Les navires engagés dans cette mission sont équipés pour des interventions longues et complexes. Ils disposent de moyens pour accueillir des suspects en détention temporaire, une capacité rare qui a permis de mener cette opération à bien. Cette flexibilité est essentielle dans des zones où les juridictions locales peuvent manquer de ressources pour traiter des affaires d’une telle envergure.
Un Impact au-delà des Mers
Cette saisie n’est pas qu’une victoire logistique : elle envoie un message clair aux organisations criminelles. En privant les trafiquants de 519 millions d’euros de marchandise, la France perturbe leurs finances et leurs réseaux logistiques. Cependant, la destruction de la drogue, après prélèvement d’échantillons pour analyse, soulève une question : comment empêcher que d’autres cargaisons ne prennent la mer ?
Les experts s’accordent à dire que la lutte contre le trafic de drogue nécessite une approche globale. Cela inclut non seulement des opérations en mer, mais aussi une coopération internationale renforcée, des enquêtes financières pour démanteler les réseaux, et des efforts pour réduire la demande en Europe. La saisie de ce lundi est une étape, mais le chemin reste long.
Que Deviennent les Suspects ?
Les six membres d’équipage, actuellement sous escorte vers la Martinique, seront jugés par une juridiction spécialisée. La lourdeur des peines envisagées – au moins 20 ans de prison – reflète la gravité des charges. Cette fermeté judiciaire vise à dissuader les futurs trafiquants, mais elle soulève aussi des questions sur le profil des personnes arrêtées. Sont-elles des acteurs majeurs ou de simples exécutants dans un système bien plus vaste ?

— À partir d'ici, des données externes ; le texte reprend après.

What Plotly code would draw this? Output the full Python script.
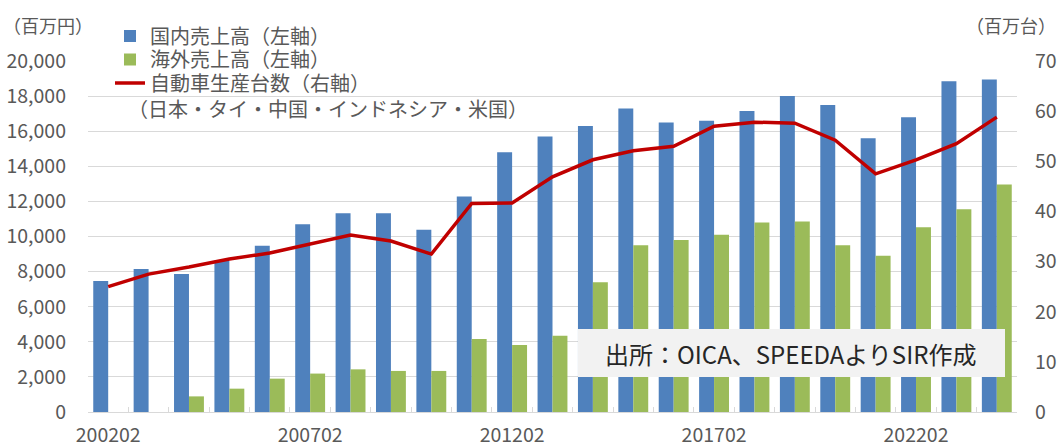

Pour l’instant, les autorités restent discrètes sur les détails, notamment la nationalité des suspects. Cette retenue est stratégique : révéler trop d’informations pourrait compromettre d’autres enquêtes en cours. Ce qui est certain, c’est que cette opération ne marque pas la fin de la lutte, mais plutôt un jalon dans un combat de longue haleine.
Une Menace Évolutive
Le trafic de drogue en haute mer est un défi en constante évolution. Les organisations criminelles innovent, utilisant des technologies comme des drones ou des sous-marins artisanaux pour transporter leurs cargaisons. Face à cela, les marines du monde entier doivent s’adapter, investissant dans des outils de surveillance avancés et renforçant la coopération internationale.
La saisie de ce lundi montre que la France est en première ligne dans ce combat. Mais elle rappelle aussi que le trafic de drogue est un problème global, nécessitant des solutions à l’échelle mondiale. Chaque tonne saisie est une victoire, mais aussi un rappel de l’ampleur du défi.
Pourquoi l’Afrique de l’Ouest est-elle une plaque tournante ?
- Position géographique : Proximité des routes maritimes vers l’Europe.
- Contrôles limités : Surveillance maritime insuffisante dans certaines zones.
- Réseaux établis : Présence de cartels bien organisés.
En conclusion, cette saisie de 9,6 tonnes de cocaïne est bien plus qu’un exploit naval. Elle met en lumière les efforts constants de la France pour sécuriser les mers et lutter contre le crime organisé. Mais elle nous rappelle aussi que le trafic de drogue reste une menace persistante, nécessitant vigilance et coopération à tous les niveaux. La marine française a frappé fort, mais la bataille est loin d’être terminée.